Check the chart for US internet speed rankings by state at http://files.cwa-union.org/speedmat...A_Report_on_Internet_Speeds_2009_Appendix.pdf

Also check the international rankings Top Countries by Download Speed at http://www.speedtest.net/global.php and note the embarassing ranking of the United States..

Larry


----------



## Hansen (Jan 1, 2006)

It's pretty sad when Russia outranks the US in download speed by a wide margin. :eek2:


----------



## spartanstew (Nov 16, 2005)

Rhode Island is the fastest, but that's only because both people that live there have broadband.


----------



## koji68 (Jun 21, 2004)

spartanstew said:


> Rhode Island is the fastest, but that's only because both people that live there have broadband.


That's so 2000 and 8


----------



## jerry downing (Mar 7, 2004)

There's places that I never heard of that outrank us.


----------



## dettxw (Nov 21, 2007)

Gotta take those numbers with a grain or two of salt.

My speeds are 5 times my state averages. 

If you live out in the country then it's unlikely that you'll have access to broadband as if you were in a city.


----------



## CoriBright (May 30, 2002)

NV comes in at 22. Strange, because I'd have expected lower. We're usually in the "worst of" lists - and near the top. We're in the top 14 states for not going to the dentist for regular check ups - we come in at #4 , and we're #1 for high school drop outs.


----------



## Tom Robertson (Nov 15, 2005)

Utah, 44 and DROPPING (both in rank and speed.)  I'm guessing economy, but it might also be more rural places being hooked up.

I know Qwest is working on Fibre to the neighborhood, allowing faster DSL speeds. 

Cheers,
Tom


----------



## LarryFlowers (Sep 22, 2006)

These speeds are based on averages... the metro Atlanta area will tend to run much higher than rural Georgia as it benefits from a virtual complete rewiring of the city for the Olympics... even so, Atlanta is beginning to fall behind the curve.

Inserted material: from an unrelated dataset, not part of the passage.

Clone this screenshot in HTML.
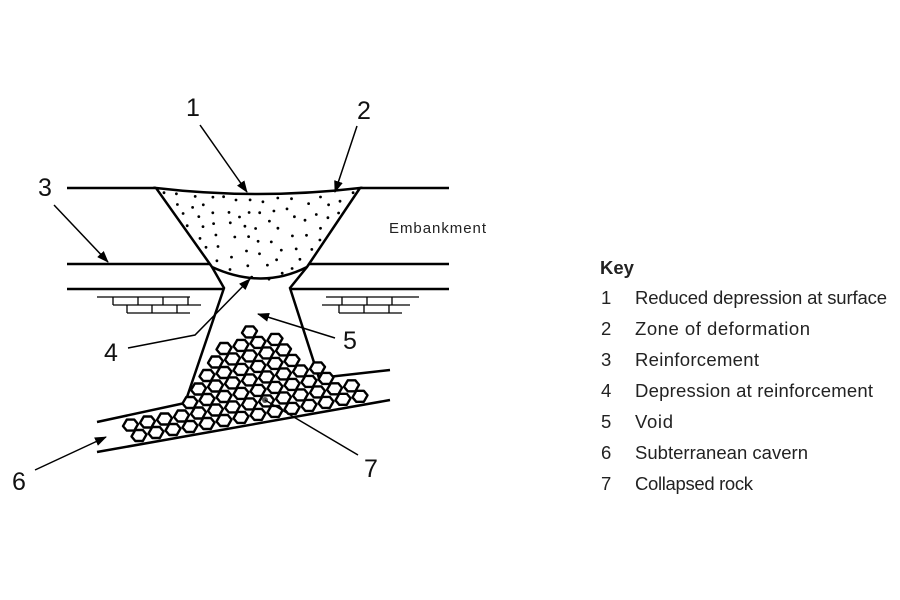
<!DOCTYPE html>
<html><head><meta charset="utf-8"><style>
html,body{margin:0;padding:0;background:#fff;width:900px;height:600px;overflow:hidden}
svg{display:block}
.k{font-family:"Liberation Sans",sans-serif;font-size:18.5px;fill:#222}
.n{font-family:"Liberation Sans",sans-serif;font-size:25px;fill:#111}
</style></head><body>
<svg id="s" width="900" height="600" viewBox="0 0 900 600" xmlns="http://www.w3.org/2000/svg">
<defs><marker id="a" markerWidth="12" markerHeight="9" refX="11" refY="4.5" orient="auto" markerUnits="userSpaceOnUse"><path d="M0,0 L12,4.5 L0,9 z" fill="#000"/></marker></defs>
<g stroke="#000" stroke-width="2.5" fill="none">
<line x1="67" y1="188" x2="156" y2="188"/><line x1="360" y1="188" x2="449" y2="188"/>
<line x1="67" y1="264" x2="220" y2="264"/><line x1="300" y1="264" x2="449" y2="264"/>
<line x1="67" y1="289" x2="224" y2="289"/><line x1="290" y1="289" x2="449" y2="289"/>
<path d="M156,188 Q258,200 360,188 L307,267 Q262,290 212,267 Z" fill="#fff"/>
<path d="M212,267 L224,288 L185,403"/>
<path d="M307,267 L290,288 L319,378 L390,370"/>
<path d="M97,422 L185,403"/>
</g>
<g id="dots" fill="#000"></g>
<g id="hex" stroke="#000" stroke-width="2.4" fill="#fff" stroke-linejoin="round"></g>
<line x1="97" y1="452" x2="390" y2="400" stroke="#000" stroke-width="2.5"/>
<g stroke="#000" stroke-width="1.3" fill="none">
<path d="M97,297h93M113,305h88M127,313h63M113,297v8M138,297v8M163,297v8M188,297v8M127,305v8M152,305v8M177,305v8"/>
<path d="M326,297h93M322,305h88M339,313h63M342,297v8M367,297v8M392,297v8M339,305v8M364,305v8M389,305v8"/>
</g>
<circle cx="265" cy="400" r="3" fill="#555"/>
<g stroke="#000" stroke-width="1.5" fill="none" marker-end="url(#a)">
<line x1="200" y1="125" x2="247" y2="192"/>
<line x1="357" y1="126" x2="335" y2="192"/>
<line x1="54" y1="205" x2="108" y2="262"/>
<path d="M128,348 L195,335 L250,279"/>
<line x1="335" y1="338" x2="258" y2="314"/>
<line x1="35" y1="470" x2="106" y2="437"/>
</g>
<line x1="265" y1="400" x2="358" y2="455" stroke="#000" stroke-width="1.5"/>
<text class="n" x="186" y="116">1</text>
<text class="n" x="357" y="119">2</text>
<text class="n" x="38" y="196">3</text>
<text class="n" x="104" y="361">4</text>
<text class="n" x="343" y="349">5</text>
<text class="n" x="12" y="490">6</text>
<text class="n" x="364" y="477">7</text>
<text x="389" y="233" font-family="Liberation Sans,sans-serif" font-size="15" fill="#222" textLength="97">Embankment</text>
<text class="k" x="600" y="274" font-weight="bold" fill="#333">Key</text>
<g class="k">
<text x="601" y="304">1</text><text x="635" y="304" textLength="252">Reduced depression at surface</text>
<text x="601" y="335">2</text><text x="635" y="335" textLength="175">Zone of deformation</text>
<text x="601" y="366">3</text><text x="635" y="366" textLength="124">Reinforcement</text>
<text x="601" y="397">4</text><text x="635" y="397" textLength="238">Depression at reinforcement</text>
<text x="601" y="428">5</text><text x="635" y="428" textLength="38">Void</text>
<text x="601" y="459">6</text><text x="635" y="459" textLength="173">Subterranean cavern</text>
<text x="601" y="490">7</text><text x="635" y="490" textLength="118">Collapsed rock</text>
</g>
</svg>
<script>
var NS="http://www.w3.org/2000/svg";
function inPoly(x,y,p){var c=false;for(var i=0,j=p.length-1;i<p.length;j=i++){if(((p[i][1]>y)!=(p[j][1]>y))&&(x<(p[j][0]-p[i][0])*(y-p[i][1])/(p[j][1]-p[i][1])+p[i][0]))c=!c;}return c;}
var seed=7;function r(){seed=(seed*9301+49297)%233280;return seed/233280;}
var funnel=[[162,192],[258,198],[354,192],[305,265],[262,284],[216,265]];
var dg=document.getElementById("dots");
var pts0=[];
for(var k=0;k<5000&&dg.childNodes.length<110;k++){var x=160+r()*200,y=192+r()*88;if(!inPoly(x,y,funnel))continue;var ok=true;for(var q=0;q<pts0.length;q++){var dx=pts0[q][0]-x,dy=pts0[q][1]-y;if(dx*dx+dy*dy<110){ok=false;break;}}if(!ok)continue;pts0.push([x,y]);var c=document.createElementNS(NS,"circle");c.setAttribute("cx",x.toFixed(1));c.setAttribute("cy",y.toFixed(1));c.setAttribute("r","1.4");dg.appendChild(c);}
var pile=[[258,326],[322,370],[370,386],[392,402],[100,460],[100,436],[186,400],[204,356],[238,332]];
function bot(x){return 452-(x-97)*0.1775;}
function ltop(x){return 422-(x-97)*0.216;}
function lneck(y){return 223-(y-288)*0.33;}
var hg=document.getElementById("hex");
for(var row=0;row<12;row++){for(var col=-2;col<24;col++){var x=105+col*17+(row%2?8.5:0);var y=bot(x)-9-row*12;if(x<125||x>362)continue;if(!inPoly(x,y,pile))continue;if(x<185&&y-3<ltop(x))continue;if(y<403&&x-4<lneck(y))continue;var w=7.5,h=5.5;var pts=[[x-w,y+1],[x-w/2,y-h],[x+w/2,y-h],[x+w,y-1],[x+w/2,y+h],[x-w/2,y+h]].map(function(p){return p[0].toFixed(1)+","+p[1].toFixed(1)}).join(" ");var pg=document.createElementNS(NS,"polygon");pg.setAttribute("points",pts);hg.appendChild(pg);}}
</script>
</body></html>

The problem that we have here is that we lack a National plan for internet connectivity. You will find that most of the countries that are so drastically ahead of us have a National plan.

The various and many companies involved in the USA would prefer to wait around til it becomes an emergency and wait for the "government" to come up with the cash or tax breaks to improve the infrastructure.


----------



## ncxcstud (Apr 22, 2007)

Well, at least I'm improving . South Carolina is ranked 33rd, Alabama is ranked 32nd


----------



## Grentz (Jan 10, 2007)

Its an average, there are highs and lows anywhere...mostly determined by your ISP.

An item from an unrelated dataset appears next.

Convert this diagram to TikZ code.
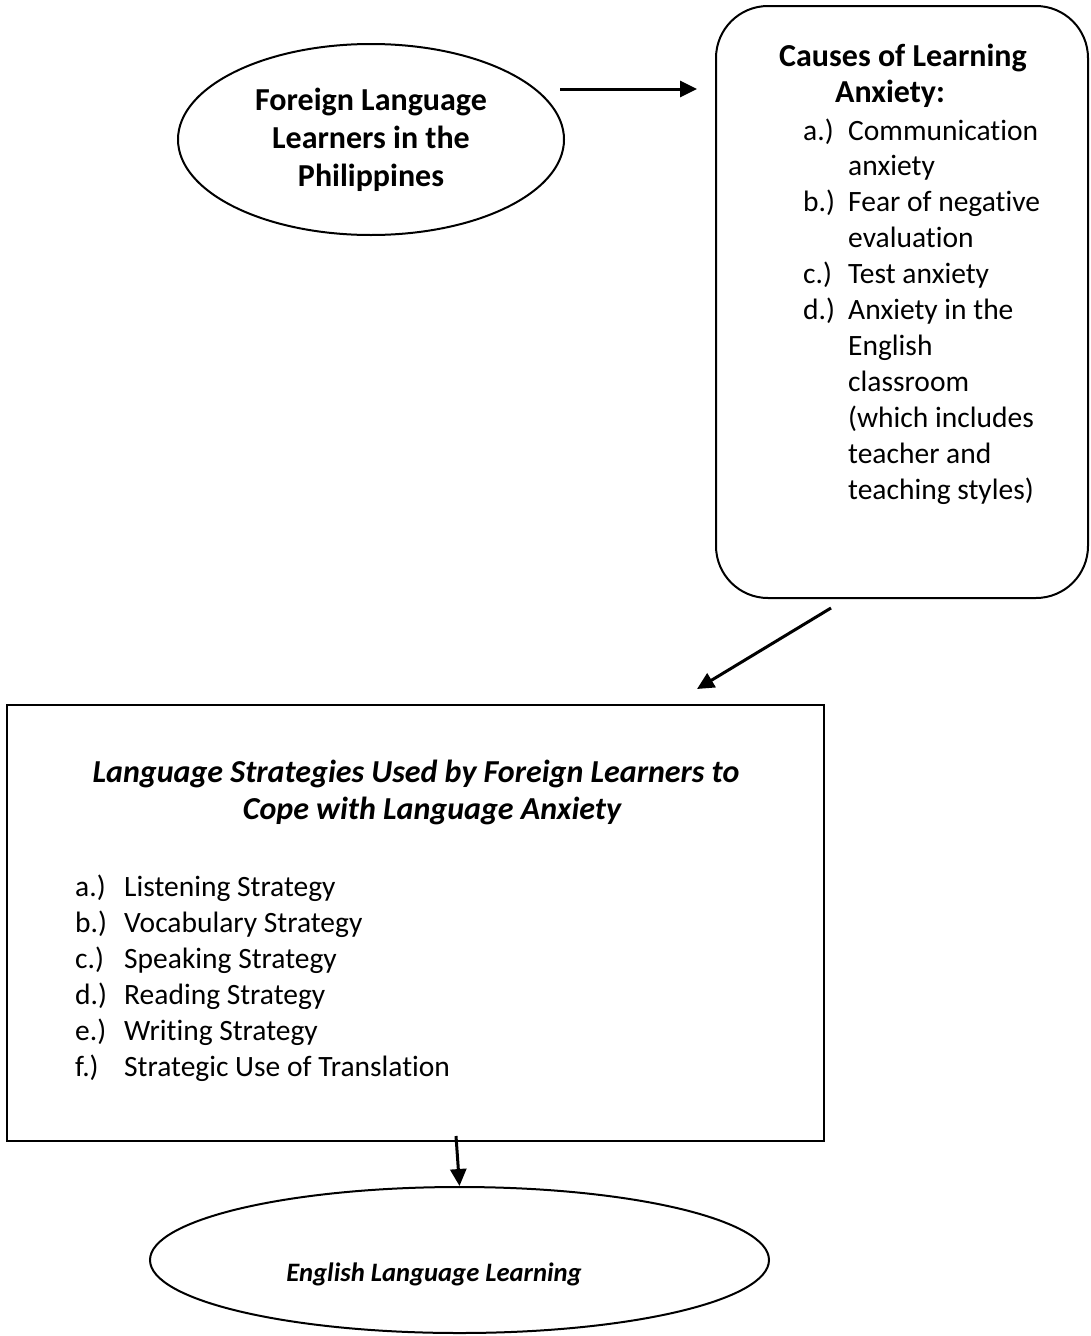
\documentclass[tikz,border=0pt]{standalone}
\usepackage{fontspec}
\setmainfont{Carlito}[Ligatures=NoCommon]
\usetikzlibrary{shapes.geometric,arrows.meta}
\tikzset{
  shapeline/.style={draw=black,line width=2pt},
  conn/.style={line width=3pt,-{Triangle[length=17pt,width=16pt]}},
  txt/.style={inner sep=0pt,font=\fontsize{29.5}{36}\selectfont},
  bl/.style={txt,anchor=base west},
  bc/.style={txt,anchor=base},
  headb/.style={bc,font=\fontsize{32}{38}\selectfont\bfseries},
  headbi/.style={bc,font=\fontsize{32}{38}\selectfont\bfseries\itshape},
}
\begin{document}
\begin{tikzpicture}[x=1pt,y=-1pt]
\useasboundingbox (0,0) rectangle (1091,1336);
% shapes
\node[shapeline,ellipse,minimum width=386pt,minimum height=191pt,inner sep=0pt] (e1) at (371,139.5) {};
\node[shapeline,rectangle,rounded corners=52pt,minimum width=372pt,minimum height=592pt,inner sep=0pt] (causes) at (902,302) {};
\node[shapeline,rectangle,minimum width=817pt,minimum height=436pt,inner sep=0pt] (strat) at (415.5,923) {};
\node[shapeline,ellipse,minimum width=619pt,minimum height=146pt,inner sep=0pt] (e2) at (459.5,1260) {};
% ellipse 1 text
\node[headb] (t1a) at (371,110) {Foreign Language};
\node[headb] (t1b) at (371,148) {Learners in the};
\node[headb] (t1c) at (371,186) {Philippines};
% causes box
\node[headb] (ch1) at (903,66) {Causes of Learning};
\node[headb] (ch2) at (890,102) {Anxiety:};
\node[bl] (ca) at (803,140) {a.)};
\node[bl] (ca1) at (848,140) {Communication};
\node[bl] (ca2) at (848,175) {anxiety};
\node[bl] (cb) at (803,211) {b.)};
\node[bl] (cb1) at (848,211) {Fear of negative};
\node[bl] (cb2) at (848,247) {evaluation};
\node[bl] (cc) at (803,283) {c.)};
\node[bl] (cc1) at (848,283) {Test anxiety};
\node[bl] (cd) at (803,319) {d.)};
\node[bl] (cd1) at (848,319) {Anxiety in the};
\node[bl] (cd2) at (848,355) {English};
\node[bl] (cd3) at (848,391) {classroom};
\node[bl] (cd4) at (848,427) {(which includes};
\node[bl] (cd5) at (848,463) {teacher and};
\node[bl] (cd6) at (848,499) {teaching styles)};
% strategies box
\node[headbi] (st1) at (416,782) {Language Strategies Used by Foreign Learners to};
\node[headbi] (st2) at (432,819) {Cope with Language Anxiety};
\node[bl] (sa) at (75,896) {a.)};
\node[bl] (sa1) at (124,896) {Listening Strategy};
\node[bl] (sb) at (75,932) {b.)};
\node[bl] (sb1) at (124,932) {Vocabulary Strategy};
\node[bl] (sc) at (75,968) {c.)};
\node[bl] (sc1) at (124,968) {Speaking Strategy};
\node[bl] (sd) at (75,1004) {d.)};
\node[bl] (sd1) at (124,1004) {Reading Strategy};
\node[bl] (se) at (75,1040) {e.)};
\node[bl] (se1) at (124,1040) {Writing Strategy};
\node[bl] (sf) at (75,1076) {f.)};
\node[bl] (sf1) at (124,1076) {Strategic Use of Translation};
% ellipse 2 text
\node[bc,font=\fontsize{26.6}{32}\selectfont\bfseries\itshape] (t2) at (434,1281) {English Language Learning};
% connectors
\coordinate (a1s) at (560,89);
\coordinate (a1e) at (697,89);
\coordinate (a2s) at (831,608);
\coordinate (a2e) at (697,689);
\coordinate (a3s) at (456,1136);
\draw[conn] (a1s) -- (a1e);
\draw[conn] (a2s) -- (a2e);
\draw[conn] (a3s) -- (e2.north);
\end{tikzpicture}
\end{document}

Notice most lower average states have a lot more unincorporated or rural land area.


----------



## Zellio (Mar 8, 2009)

Look at our lovely incompetant ISPs. Rhode Island and Delaware are faster then New York City.


----------



## djlong (Jul 8, 2002)

Surely there'll be plenty of people out there scream that the United States is still #1, regardless of what the real data says.


----------



## Shades228 (Mar 18, 2008)

Idaho is 49th but that doesn't surprise me with the amount of rural area. I do feel like the red headed step child though as Hawaii is beating us.


----------



## Shades228 (Mar 18, 2008)

Zellio said:


> Look at our lovely incompetant ISPs. Rhode Island and Delaware are faster then New York City.


This has less to do with ISP's and more to do with us lacking a standard and a roll out plan.

I typed more but it would get political so I'll just leave it with that


----------



## CCarncross (Jul 19, 2005)

Also don't forget smaller countries that are more recently modernized will have much newer infrastructure's than larger more populous countries with kajillions of people....failing economy, etc....some very small countries can upgrade the entire country for the cost of what a entire state would be here...


----------



## redsoxfan26 (Dec 7, 2007)

spartanstew said:


> Rhode Island is the fastest, but that's only because both people that live there have broadband.


Wow, I'm half my state's population!?!?!?


----------



## dodge boy (Mar 31, 2006)

This whole thread just shows the reason why our government should invest heavily on technological infrastructure and soon....


----------



## harsh (Jun 15, 2003)

My state went from 15th to 30th and the speeds went down quite a bit. The economy (lack thereof) has a big impact.

As for the government being involved, that's probably not a good idea. They've been hard at work on it and left to their own devices, it will take years. Now that jurisdictions are trying to tax _everything_, there is a decided disincentive to install new plant.


----------



## barryb (Aug 27, 2007)

My friends in Japan all have 100mbps connections. They tell me thats standard for Tokyo.


----------